As far as Monsignor Farrell is concerned, the biggest challenge to the church is dealing with the apathy out there. "That obviously affects everything in the church - attendance, faith, prayer and then on to vocations. We need to be more involved in a life of prayer, we need people living in faith.
“We know there are no vocations, it's not a problem just confined to Ossory, or Ireland, but a European one in particular. Considering marriage among priests, that;s not going to solve the problem. It's about a renewal of commitment, and it is complex.”
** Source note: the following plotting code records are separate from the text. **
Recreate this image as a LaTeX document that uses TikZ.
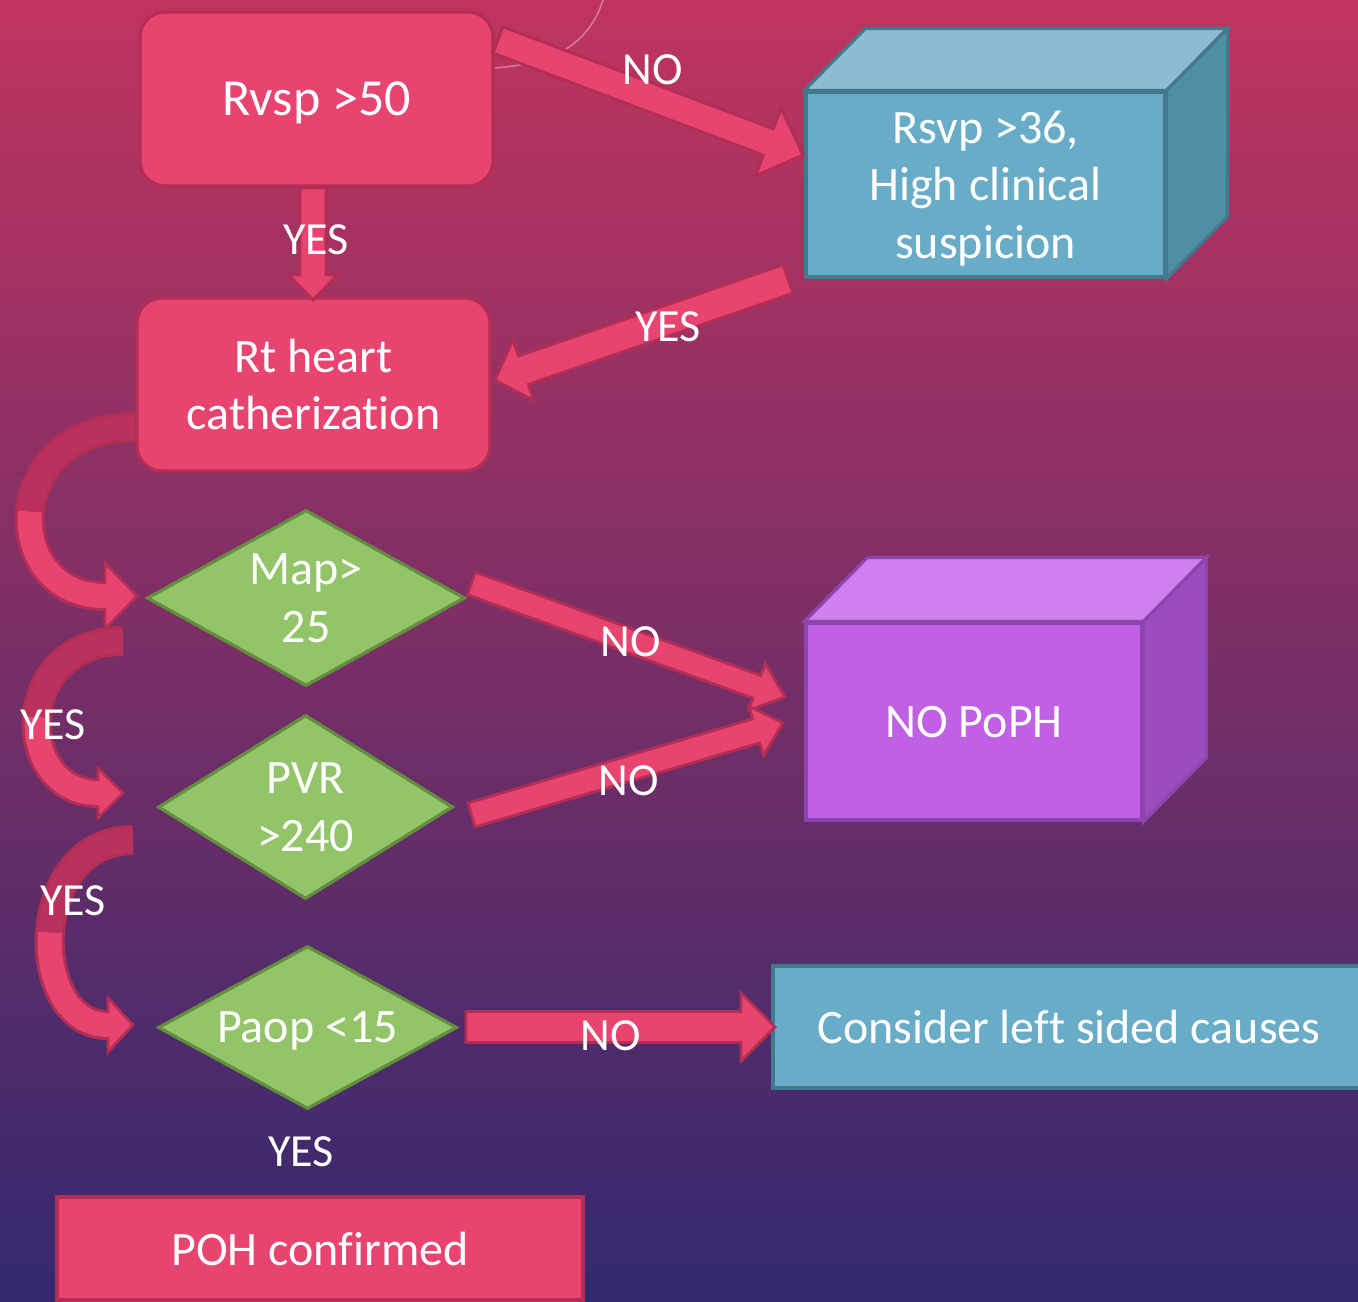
\documentclass[tikz,border=0pt]{standalone}
\usepackage{fontspec}
\setmainfont{Carlito}[Ligatures={NoCommon,NoContextual}]
\usetikzlibrary{calc,shapes.geometric}
\definecolor{bgtop}{RGB}{192,52,95}
\definecolor{bgmid}{RGB}{128,46,114}
\definecolor{bgbot}{RGB}{50,41,110}
\definecolor{pinkf}{RGB}{232,68,112}
\definecolor{pinkb}{RGB}{178,46,84}
\definecolor{pinkdark}{RGB}{185,49,92}
\definecolor{greenf}{RGB}{148,196,106}
\definecolor{greenb}{RGB}{98,142,62}
\definecolor{bluef}{RGB}{104,172,200}
\definecolor{bluetopc}{RGB}{138,189,211}
\definecolor{bluesidec}{RGB}{80,142,163}
\definecolor{blueb}{RGB}{66,121,141}
\definecolor{purf}{RGB}{192,96,229}
\definecolor{purtopc}{RGB}{206,128,238}
\definecolor{pursidec}{RGB}{155,77,190}
\definecolor{purb}{RGB}{141,69,173}
\newcommand\fatarrow[5]{%
  \coordinate (fa-h) at ($(#2)!#5!(#1)$);
  \draw[fatarr] ($(#1)!#3!90:(#2)$) -- ($(fa-h)!#3!90:(#2)$) -- ($(fa-h)!#4!90:(#2)$) -- (#2)
    -- ($(fa-h)!#4!-90:(#2)$) -- ($(fa-h)!#3!-90:(#2)$) -- ($(#1)!#3!-90:(#2)$) -- cycle;
}
\begin{document}
\begin{tikzpicture}[x=0.5pt,y=-0.5pt,
  txt/.style={text=white,font=\fontsize{24}{28.75}\selectfont,align=center,text depth=0pt},
  lbl/.style={text=white,font=\fontsize{23}{27}\selectfont,inner sep=0pt},
  pinkbox/.style={txt,draw=pinkb,fill=pinkf,line width=1.6pt,inner sep=0pt},
  greendia/.style={txt,diamond,draw=greenb,fill=greenf,line width=1.6pt,inner sep=0pt},
  fatarr/.style={draw=pinkb,fill=pinkf,line width=1.4pt,line join=miter},
  bandborder/.style={draw=pinkb,line width=15pt},
  bandlight/.style={draw=pinkf,line width=12pt},
  banddark/.style={draw=pinkdark,line width=12pt},
  headtri/.style={draw=pinkb,fill=pinkf,line width=1.4pt,line join=miter}]
\useasboundingbox (0,0) rectangle (1358,1301);
\clip (0,0) rectangle (1358,1301);
\shade[top color=bgtop,middle color=bgmid,bottom color=bgbot] (0,0) rectangle (1358,1301);
\draw[white,opacity=0.35,line width=0.8pt] (603,0) .. controls (590,40) and (560,64) .. (493,68);

% boxes
\node[pinkbox,rounded corners=12.5pt,minimum width=176.5pt,minimum height=87pt,font=\fontsize{26}{30}\selectfont] (rv) at (316.5,99) {Rvsp >50};
\node[pinkbox,rounded corners=12.5pt,minimum width=176.5pt,minimum height=86.5pt] (rt) at (313.5,384.5) {Rt heart\\catherization};

% blue 3D box
\node[txt,draw=blueb,fill=bluef,line width=1.6pt,minimum width=179.5pt,minimum height=92.5pt,inner sep=0pt] (rs) at (985.5,184.5) {Rsvp >36,\\High clinical\\suspicion};
\draw[draw=blueb,fill=bluetopc,line width=1.6pt,line join=miter] (rs.north west) -- ++(61,-62) -- ($(rs.north east)+(61,-62)$) -- (rs.north east) -- cycle;
\draw[draw=blueb,fill=bluesidec,line width=1.6pt,line join=miter] (rs.north east) -- ++(61,-62) -- ($(rs.south east)+(61,-62)$) -- (rs.south east) -- cycle;

% purple 3D box
\node[txt,draw=purb,fill=purf,line width=1.6pt,minimum width=168pt,minimum height=98.5pt,inner sep=0pt] (np) at (974,721.5) {NO PoPH};
\draw[draw=purb,fill=purtopc,line width=1.6pt,line join=miter] (np.north west) -- ++(63,-64) -- ($(np.north east)+(63,-64)$) -- (np.north east) -- cycle;
\draw[draw=purb,fill=pursidec,line width=1.6pt,line join=miter] (np.north east) -- ++(63,-64) -- ($(np.south east)+(63,-64)$) -- (np.south east) -- cycle;

% diamonds
\node[greendia,aspect=1.8,minimum width=159pt,minimum height=88pt] (map) at (306,598) {Map>\\25};
\node[greendia,aspect=1.6,minimum width=147.5pt,minimum height=92pt] (pvr) at (305.5,807) {PVR\\>240};
\node[greendia,aspect=1.83,minimum width=149.5pt,minimum height=81.5pt] (paop) at (307.5,1027.5) {Paop <15};

% other boxes
\node[txt,draw=blueb,fill=bluef,line width=1.6pt,minimum width=296pt,minimum height=61pt,inner sep=0pt] (cl) at (1069,1027) {Consider left sided causes};
\node[pinkbox,minimum width=263pt,minimum height=51.5pt] (poh) at (320,1248.5) {POH confirmed};

% straight fat arrows
\coordinate (a1s) at (498,40);   \coordinate (a1e) at (803,155);
\coordinate (a2s) at (313,188);  \coordinate (a2e) at (313,300);
\coordinate (a3s) at (788,279);  \coordinate (a3e) at (495,380);
\coordinate (a4s) at (471.5,583.5); \coordinate (a4e) at (785,697);
\coordinate (a5s) at (471.5,815); \coordinate (a5e) at (783,723);
\coordinate (a6s) at (466,1027); \coordinate (a6e) at (775,1027);
\fatarrow{a1s}{a1e}{7pt}{18pt}{18.5pt}
\fatarrow{a2s}{a2e}{6.5pt}{12pt}{12.5pt}
\fatarrow{a3s}{a3e}{7.5pt}{16pt}{15pt}
\fatarrow{a4s}{a4e}{6pt}{12.5pt}{15pt}
\fatarrow{a5s}{a5e}{6.25pt}{13pt}{14pt}
\fatarrow{a6s}{a6e}{7.75pt}{17pt}{17pt}

% curved arrows
\coordinate (c1s) at (135,427); \coordinate (c1m) at (30,511.5); \coordinate (c1e) at (105,596); \coordinate (c1t) at (137,596);
\coordinate (c2s) at (123,641); \coordinate (c2m) at (36.9,717); \coordinate (c2e) at (98,793); \coordinate (c2t) at (123,793);
\coordinate (c3s) at (133,840); \coordinate (c3m) at (50,932.5); \coordinate (c3e) at (108,1025); \coordinate (c3t) at (133,1025);
\draw[bandborder] (c1s) .. controls (67.5,427) and (33.75,469.25) .. (c1m) .. controls (26.25,553.75) and (52.5,596) .. (c1e);
\draw[bandborder] (c2s) .. controls (67.5,641) and (39.75,679) .. (c2m) .. controls (34,755) and (56,793) .. (c2e);
\draw[bandborder] (c3s) .. controls (79.75,840) and (53.1,886.25) .. (c3m) .. controls (46.9,978.75) and (67.25,1025) .. (c3e);
\draw[headtri] (c1t) -- (105,563) -- (105,629) -- cycle;
\draw[headtri] (c2t) -- (98,768) -- (98,818) -- cycle;
\draw[headtri] (c3t) -- (108,998) -- (108,1052) -- cycle;
\draw[banddark] (c1s) .. controls (67.5,427) and (33.75,469.25) .. (c1m);
\draw[bandlight] (c1m) .. controls (26.25,553.75) and (52.5,596) .. (c1e) -- ++(6,0);
\draw[banddark] (c2s) .. controls (67.5,641) and (39.75,679) .. (c2m);
\draw[bandlight] (c2m) .. controls (34,755) and (56,793) .. (c2e) -- ++(6,0);
\draw[banddark] (c3s) .. controls (79.75,840) and (53.1,886.25) .. (c3m);
\draw[bandlight] (c3m) .. controls (46.9,978.75) and (67.25,1025) .. (c3e) -- ++(6,0);

% labels
\node[lbl] (l1) at (653,70) {NO};
\node[lbl] (l2) at (316,240) {YES};
\node[lbl] (l3) at (668,327) {YES};
\node[lbl] (l4) at (631,642) {NO};
\node[lbl] (l5) at (629,781) {NO};
\node[lbl] (l6) at (611,1036) {NO};
\node[lbl] (l7) at (53,725) {YES};
\node[lbl] (l8) at (73,901) {YES};
\node[lbl] (l9) at (301,1152) {YES};
\end{tikzpicture}
\end{document}
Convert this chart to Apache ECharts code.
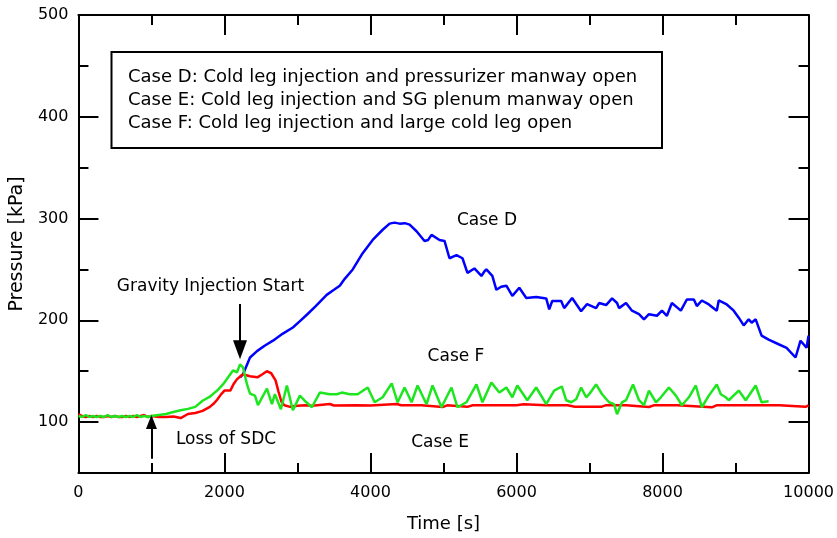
<!DOCTYPE html>
<html>
<head>
<meta charset="utf-8">
<script src="https://cdn.jsdelivr.net/npm/echarts@6/dist/echarts.min.js"></script>
<style>
html,body{margin:0;padding:0;background:#fff;}
#c{width:837px;height:538px;}
</style>
</head>
<body>
<div id="c"></div>
<script>
// ---- data ----
var caseDTime = [2213,2254,2350,2450,2550,2664,2800,2937,3030,3128,3250,3400,3500,3579,3650,3757,3893,4030,4167,4262,4330,4399,4470,4536,4631,4740,4790,4836,4945,5014,5082,5178,5260,5328,5423,5519,5560,5587,5669,5724,5790,5861,5943,6038,6134,6270,6407,6448,6489,6612,6653,6762,6885,6967,7090,7131,7227,7309,7377,7404,7500,7582,7678,7746,7814,7923,7992,8060,8128,8251,8333,8429,8470,8538,8634,8743,8770,8880,8975,9044,9112,9180,9221,9276,9357,9453,9590,9699,9822,9890,9973,10000];
var caseDPressure = [144,147,163.5,170,175,180,187,193,199,205.5,214,225,230,234,241,250,266,279,289,295,296,295,295.5,294,287.5,278,279,284,279,278,261,264,261,246.6,251,243.6,248,250,243.6,230,233,234,224,232,222,223,221.5,210.7,219,219,212,222,209,216,212,217,215,221.5,217,212,217,209.5,206,201,206,204.5,209.5,204.5,217,209.5,220.5,220.5,214,219.5,215.6,209.5,219.5,215.6,209.5,202.6,195,201,197.7,201,185,181,176.5,173,163.5,180,173,185];

var caseETime = [0,50,100,150,200,250,300,350,400,450,500,550,600,650,700,750,800,850,900,950,1000,1100,1200,1300,1400,1500,1600,1700,1800,1850,1900,1950,2000,2080,2130,2170,2250,2350,2450,2520,2580,2640,2700,2740,2780,2820,2900,3000,3100,3200,3443,3500,3800,4000,4360,4420,4700,4986,5050,5328,5400,5700,6000,6100,6400,6700,6800,7158,7220,7500,7814,7880,8200,8675,8740,9000,9300,9600,9959,10000];
var caseEPressure = [108,106,105,106,105,106,105,105,106,105,106,105,105,106,105,106,105,106,107,105,106,105,105,105.5,104,108,109,111,115,118,122,127,131,131,138,142,147,145,144,147,150,148,141,130,120,116.6,115,116,116.6,116,117.8,116.3,116.6,116.3,117.8,116.5,116.5,114.8,116.5,115,116.5,116.5,116.6,117.6,116.5,116.5,115,115,116.5,116.5,114.8,116.5,116.5,114.5,116.5,116.5,116.5,116.5,115,116.5];

var caseFTime = [0,50,100,150,200,250,300,350,400,450,500,550,600,650,700,750,800,850,900,950,1000,1100,1200,1300,1400,1500,1600,1700,1800,1850,1900,1980,2050,2117,2172,2213,2254,2309,2350,2418,2459,2582,2650,2691,2773,2855,2937,3033,3115,3197,3306,3443,3538,3607,3716,3825,3962,4057,4167,4290,4372,4467,4563,4645,4768,4850,4973,5041,5109,5191,5314,5451,5533,5656,5765,5861,5943,6011,6148,6270,6407,6516,6620,6680,6749,6817,6885,6954,6995,7090,7172,7268,7336,7377,7445,7500,7596,7678,7746,7814,7910,7978,8087,8183,8265,8361,8456,8538,8634,8743,8798,8866,8907,9044,9139,9276,9357,9453];
var caseFPressure = [106,105,107,105,106,105,106,105,107,105,106,105,106,105,106,105,107,105,106,105,106,107,108,110,111.7,113,115,121,125,128,131,137,144,150.8,149,156.7,153.7,137,128,126,116.6,133,117.6,127.4,112.7,136,111.7,126,120,114.6,129,127.4,127.4,129,127.4,127.4,134,119.5,124.4,138,119.5,134,119.5,136,117.6,136,114.6,124.4,134,114.6,119.5,137,119.5,139,129,134,124.4,136,121.5,134,117.6,131,135,121.5,119.5,122.5,134,124.4,127.4,137,127.4,119.5,117.6,107.8,119.5,121.5,137,121.5,116.6,131,119.5,124.4,134,126,116.6,124.4,136,114.6,126,137,127.4,124.4,121.5,131,121.5,136,119.5,120.5];

var yMajorTicks = [100,200,300,400,500];
var yMinorTicks = [150,250,350,450];
var legendLines = [
  'Case D: Cold leg injection and pressurizer manway open',
  'Case E: Cold leg injection and SG plenum manway open',
  'Case F: Cold leg injection and large cold leg open'
];

function pairs(t, v){ return t.map(function(x,i){ return [x, v[i]]; }); }

var FONT = 'DejaVu Sans';
var chart = echarts.init(document.getElementById('c'), null, {renderer:'canvas'});

function yAx(pos, ticks, len, showLine, showLabel){
  return {
    type:'value', position:pos, min:50, max:500,
    axisLine:{show:showLine, onZero:false, lineStyle:{color:'#000', width:2}},
    axisTick:{show:true, inside:true, length:len, customValues:ticks, lineStyle:{color:'#000', width:2}},
    axisLabel:{show:showLabel, customValues:yMajorTicks, color:'#000', fontFamily:FONT, fontSize:16, margin:10,
               formatter:function(v){ return String(v); }},
    splitLine:{show:false}
  };
}
var yLeftMajor = yAx('left', yMajorTicks, 20, true, true);
yLeftMajor.name = 'Pressure [kPa]';
yLeftMajor.nameLocation = 'middle';
yLeftMajor.nameGap = 42;
yLeftMajor.nameTextStyle = {color:'#000', fontFamily:FONT, fontSize:19};

function xAx(pos, showLabel){
  return {
    type:'value', position:pos, min:0, max:10000, interval:2000,
    axisLine:{show:true, onZero:false, lineStyle:{color:'#000', width:2}},
    axisTick:{show:true, inside:true, length:20, lineStyle:{color:'#000', width:2}},
    minorTick:{show:true, splitNumber:2, length:10, lineStyle:{color:'#000', width:2}},
    axisLabel:{show:showLabel, color:'#000', fontFamily:FONT, fontSize:16, margin:12,
               formatter:function(v){ return String(v); }},
    splitLine:{show:false}, minorSplitLine:{show:false}
  };
}
var xBottom = xAx('bottom', true);
xBottom.name = 'Time [s]';
xBottom.nameLocation = 'middle';
xBottom.nameGap = 42;
xBottom.nameTextStyle = {color:'#000', fontFamily:FONT, fontSize:18};

var option = {
  animation:false,
  backgroundColor:'#fff',
  grid:{left:78, right:27, top:15, bottom:61.5, containLabel:false},
  xAxis:[xBottom, xAx('top', false)],
  yAxis:[yLeftMajor, yAx('left', yMinorTicks, 10, false, false), yAx('right', yMajorTicks, 20, true, false), yAx('right', yMinorTicks, 10, false, false)],
  series:[
    {name:'Case D', type:'line', data:pairs(caseDTime, caseDPressure), showSymbol:false, symbol:'none',
     lineStyle:{color:'#0000ff', width:2.5}, itemStyle:{color:'#0000ff'}, z:2,
     markPoint:{silent:true, symbol:'triangle', symbolSize:[14,19], symbolRotate:180,
       itemStyle:{color:'#000'}, label:{show:false},
       data:[{coord:[2213,171]}]},
     markLine:{silent:true, symbol:['none','none'], label:{show:false},
       lineStyle:{color:'#000', width:2, type:'solid'},
       data:[[{coord:[2213,216]},{coord:[2213,175]}]]}
    },
    {name:'Case E', type:'line', data:pairs(caseETime, caseEPressure), showSymbol:false, symbol:'none',
     lineStyle:{color:'#ff0000', width:2.5}, itemStyle:{color:'#ff0000'}, z:3,
     markPoint:{silent:true, symbol:'triangle', symbolSize:[11,14],
       itemStyle:{color:'#000'}, label:{show:false},
       data:[{coord:[1000,100]}]},
     markLine:{silent:true, symbol:['none','none'], label:{show:false},
       lineStyle:{color:'#000', width:2, type:'solid'},
       data:[[{coord:[1000,64]},{coord:[1000,98]}]]}
    },
    {name:'Case F', type:'line', data:pairs(caseFTime, caseFPressure), showSymbol:false, symbol:'none',
     lineStyle:{color:'#1ee61e', width:2.5}, itemStyle:{color:'#1ee61e'}, z:4}
  ],
  graphic:[
    {type:'rect', shape:{x:111.5, y:52, width:550.5, height:96}, style:{fill:'#fff', stroke:'#000', lineWidth:2}, z:10},
    {type:'text', x:128, y:77, style:{text:legendLines[0], fill:'#000', font:'18px "DejaVu Sans"', textAlign:'left', textVerticalAlign:'middle'}, z:11},
    {type:'text', x:128, y:100, style:{text:legendLines[1], fill:'#000', font:'18px "DejaVu Sans"', textAlign:'left', textVerticalAlign:'middle'}, z:11},
    {type:'text', x:128, y:123, style:{text:legendLines[2], fill:'#000', font:'18px "DejaVu Sans"', textAlign:'left', textVerticalAlign:'middle'}, z:11},
    {type:'text', x:487, y:221, style:{text:'Case D', fill:'#000', font:'17px "DejaVu Sans"', textAlign:'center', textVerticalAlign:'middle'}, z:11},
    {type:'text', x:456, y:357, style:{text:'Case F', fill:'#000', font:'17px "DejaVu Sans"', textAlign:'center', textVerticalAlign:'middle'}, z:11},
    {type:'text', x:440, y:443, style:{text:'Case E', fill:'#000', font:'17px "DejaVu Sans"', textAlign:'center', textVerticalAlign:'middle'}, z:11},
    {type:'text', x:210.5, y:287, style:{text:'Gravity Injection Start', fill:'#000', font:'17px "DejaVu Sans"', textAlign:'center', textVerticalAlign:'middle'}, z:11},
    {type:'text', x:226, y:440, style:{text:'Loss of SDC', fill:'#000', font:'17px "DejaVu Sans"', textAlign:'center', textVerticalAlign:'middle'}, z:11}
  ]
};
chart.setOption(option);
</script>
</body>
</html>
Bishop Farrell will be managing a diocese where the average age of priest is in the high 60s.
“We need to make the situation as best we can, but there will be implications for parishes, and changes in the numbers of priests in areas. When I grew up in our parish there were three priests, now there's one.”
And with that level of interest in his heritage, Monsignor Farrell is certainly impressed at the work done on St Mary 's Cathedral. “I've always liked Kilkenny, it's a very historic county, and the people are proud of their area, and preserve it., Indeed it's a business for Kilkenny. And I'm extremely impressed with the work done on the Cathedral and the chapter rooms.”
Monsignor Farrell has been parish priest of Dunboyne in Meath for over ten years. And he cites this as a strong advantage in taking up the Bishops role here in Ossory - “I will have come from a pastoral role, a role I really enjoyed. It’s a strength I'd have in that I enjoy meeting people, I love talking to people and gaining a greater understanding of their lives. Of course running a diocese requires you to have experience in administration, and I gained that during my time as President of St Patrick's College in Maynooth."It's obvious he wants to hit the ground running. Last weekend, a tour of the diocese taking in significant sites from Seir kieran to the Cathedral fell victim to Storm Emma, but the new bishop is eagerly awaiting starting his new role, attending confirmation throughout the diocese and meeting his new community.
“The diary is filling up fast, and I'm looking forward to getting out and about, particularly over the Easter period.”
Bishop-elect Farrell will be ordained next Sunday, March 11, 3pm at St Mary's Cathedral in Kilkenny.